To bring the shards together many data wharehouses were created examples: Netezza, ParaaCcel, Greenplum, Vertica

Many were postgres forks.

These were

scale out shared nothing
closed source
based on column stores.

2010s NoSQL Systems

Transiation to focus more on availablity rather the correctness

What is lost:

Transactions
SQL

Most famous: MongoDB, Cassandra,

A counter movement called NewSQL was created. Lets not give up the relational model, SQL or transactions. (Spanner class databases)

2010s Hybird Systems

HTAP - Hybrid Transaction Analytical Processing

Execute fast OLTP like a NewSQL but support OLAP like a Data wharehouse.

Examples: MEMSQL, Sap Hana, HyPer (tablue), Splice Machine, Peloton (dead)

2010s Cloud Systems

Database sytsems which are designed to run in the Cloud.

There are an evolution of the DBaaS concept and assume a “cloud” environment

Slow Disks
Unreliable Systems

Examples: Snowflake, Fauna, Spanner, DynamoDB

2010s Shared Disk Engines

Use a shared filesystem to store data (HDFS, S3, GFS) rather then

These are typically append only storage sytsems.

This is what people talk about when creating a data lake.

Exmaples: Apache Drill, Google Big Table, Redshift

Can scale up the disk and compute independently.

2010s Graph Systems

Andy has never seen a compelling arguement for a Graph Database.

The Graph API is sort of interesting, but why impelement this in the DB?

The research shows its not clear that this is an advantage even for this use case vs relational databases.

Examples: Neo4j

2010s Timeseries Databases

Specialized systems for storing time.

Its a good example of how you can optimize your database for a specific dataset type.

Seems to get you some wins at the storage level.

These are still relational db, its just cheating for a specific type.

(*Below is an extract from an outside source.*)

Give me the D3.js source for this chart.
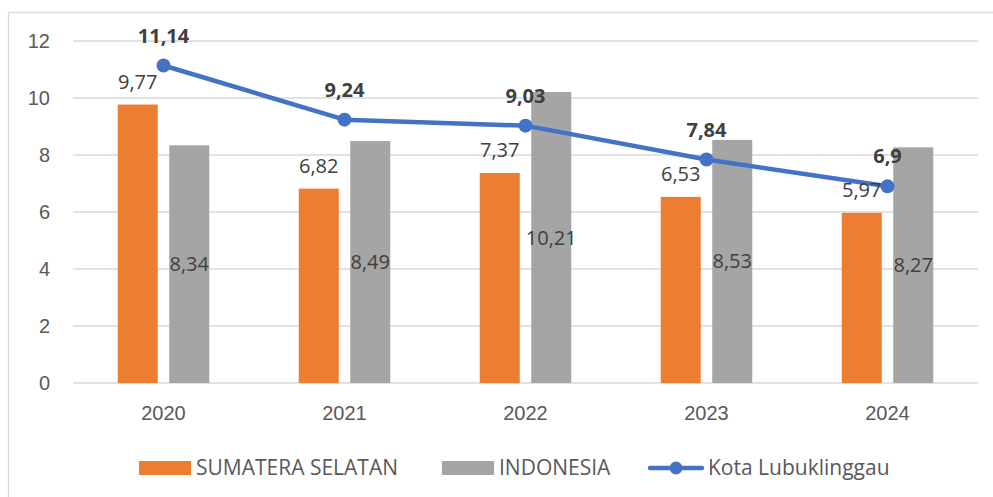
<!DOCTYPE html>
<html>
<head>
<meta charset="utf-8">
<script src="https://cdn.jsdelivr.net/npm/d3@7"></script>
<style>
  body { margin: 0; background: #fff; }
  svg { display: block; font-family: 'Open Sans', sans-serif; }
</style>
</head>
<body>
<svg id="chart" width="993" height="497"></svg>
<script>
const years = ['2020', '2021', '2022', '2023', '2024'];
const sumsel = [9.77, 6.82, 7.37, 6.53, 5.97];
const indonesia = [8.34, 8.49, 10.21, 8.53, 8.27];
const lubuklinggau = [11.14, 9.24, 9.03, 7.84, 6.9];
const yTicks = [0, 2, 4, 6, 8, 10, 12];

const orange = '#ED7D31';
const grey = '#A5A5A5';
const blue = '#4472C4';
const textColor = '#595959';
const labelColor = '#404040';

const fmt = v => String(v).replace('.', ',');

const margin = { left: 73, right: 15, top: 41, bottom: 114 };
const width = 993;
const height = 497;

const svg = d3.select('#chart');

// frame of the chart area (cut off at right and bottom)
svg.append('rect')
    .attr('x', 8.5)
    .attr('y', 12.5)
    .attr('width', 1100)
    .attr('height', 600)
    .attr('fill', 'none')
    .attr('stroke', '#D9D9D9')
    .attr('stroke-width', 1.3);

const x = d3.scaleBand()
    .domain(years)
    .range([margin.left, width - margin.right]);

const y = d3.scaleLinear()
    .domain([0, 12])
    .range([height - margin.bottom, margin.top]);

// gridlines
svg.append('g')
    .selectAll('line')
    .data(yTicks)
    .enter()
    .append('line')
    .attr('x1', margin.left)
    .attr('x2', width - margin.right)
    .attr('y1', d => y(d))
    .attr('y2', d => y(d))
    .attr('stroke', '#D9D9D9')
    .attr('stroke-width', 1.3);

// Y axis
const yAxis = svg.append('g')
    .attr('transform', 'translate(' + margin.left + ',0)')
    .call(d3.axisLeft(y).tickValues(yTicks).tickSize(0).tickPadding(23));
yAxis.select('.domain').remove();
yAxis.selectAll('text')
    .attr('fill', textColor)
    .style('font-size', '20px');

// X axis
const xAxis = svg.append('g')
    .attr('transform', 'translate(0,' + y(0) + ')')
    .call(d3.axisBottom(x).tickSize(0).tickPadding(23));
xAxis.select('.domain').remove();
xAxis.selectAll('text')
    .attr('fill', textColor)
    .style('font-size', '20px');

const barW = 40;
const gap = 11.5;

// bars
svg.append('g')
    .selectAll('rect')
    .data(years)
    .enter()
    .append('rect')
    .attr('x', d => x(d) + x.bandwidth() / 2 - gap / 2 - barW)
    .attr('y', (d, i) => y(sumsel[i]))
    .attr('width', barW)
    .attr('height', (d, i) => y(0) - y(sumsel[i]))
    .attr('fill', orange);

svg.append('g')
    .selectAll('rect')
    .data(years)
    .enter()
    .append('rect')
    .attr('x', d => x(d) + x.bandwidth() / 2 + gap / 2)
    .attr('y', (d, i) => y(indonesia[i]))
    .attr('width', barW)
    .attr('height', (d, i) => y(0) - y(indonesia[i]))
    .attr('fill', grey);

// line
const lineGen = d3.line()
    .x((d, i) => x(years[i]) + x.bandwidth() / 2)
    .y(d => y(d));

svg.append('path')
    .attr('d', lineGen(lubuklinggau))
    .attr('stroke', blue)
    .attr('stroke-width', 4.5)
    .attr('stroke-linejoin', 'round')
    .attr('fill', 'none');

svg.append('g')
    .selectAll('circle')
    .data(lubuklinggau)
    .enter()
    .append('circle')
    .attr('cx', (d, i) => x(years[i]) + x.bandwidth() / 2)
    .attr('cy', d => y(d))
    .attr('r', 7)
    .attr('fill', blue);

// labels for orange bars (above)
svg.append('g')
    .selectAll('text')
    .data(sumsel)
    .enter()
    .append('text')
    .attr('x', (d, i) => x(years[i]) + x.bandwidth() / 2 - gap / 2 - barW / 2)
    .attr('y', d => y(d) - 16)
    .attr('text-anchor', 'middle')
    .attr('fill', labelColor)
    .style('font-size', '20px')
    .text(d => fmt(d));

// labels for grey bars (centre)
svg.append('g')
    .selectAll('text')
    .data(indonesia)
    .enter()
    .append('text')
    .attr('x', (d, i) => x(years[i]) + x.bandwidth() / 2 + gap / 2 + barW / 2)
    .attr('y', d => (y(d) + y(0)) / 2)
    .attr('dy', '0.35em')
    .attr('text-anchor', 'middle')
    .attr('fill', labelColor)
    .style('font-size', '20px')
    .text(d => fmt(d));

// labels for line (bold, above)
svg.append('g')
    .selectAll('text')
    .data(lubuklinggau)
    .enter()
    .append('text')
    .attr('x', (d, i) => x(years[i]) + x.bandwidth() / 2)
    .attr('y', d => y(d) - 23)
    .attr('text-anchor', 'middle')
    .attr('fill', labelColor)
    .style('font-size', '20px')
    .style('font-weight', 'bold')
    .text(d => fmt(d));

// Legenda
const legendY = 468;
svg.append('rect')
    .attr('x', 139).attr('y', legendY - 7)
    .attr('width', 52).attr('height', 14)
    .attr('fill', orange);
svg.append('text')
    .attr('x', 196).attr('y', legendY).attr('dy', '0.35em')
    .attr('fill', textColor).style('font-size', '21px')
    .text('SUMATERA SELATAN');

svg.append('rect')
    .attr('x', 442).attr('y', legendY - 7)
    .attr('width', 52).attr('height', 14)
    .attr('fill', grey);
svg.append('text')
    .attr('x', 499).attr('y', legendY).attr('dy', '0.35em')
    .attr('fill', textColor).style('font-size', '21px')
    .text('INDONESIA');

svg.append('line')
    .attr('x1', 650).attr('x2', 702)
    .attr('y1', legendY).attr('y2', legendY)
    .attr('stroke', blue).attr('stroke-width', 4.5)
    .attr('stroke-linecap', 'round');
svg.append('circle')
    .attr('cx', 676).attr('cy', legendY).attr('r', 6.5)
    .attr('fill', blue);
svg.append('text')
    .attr('x', 708).attr('y', legendY).attr('dy', '0.35em')
    .attr('fill', textColor).style('font-size', '21px')
    .text('Kota Lubuklinggau');
</script>
</body>
</html>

Examples: Clickhouse, InfluxDB

Andy is interested in Clickhouse

2010s Rise of speicialized databases

Still relational but target at a specific workload (embedded, Multi-Model, Hardware Accellerated)

Takeways

We want to study the tradeoffs these systems make.

Specialized Database Systems will expand the scope of features they support.

The relational model is a quality system and should not be discarded.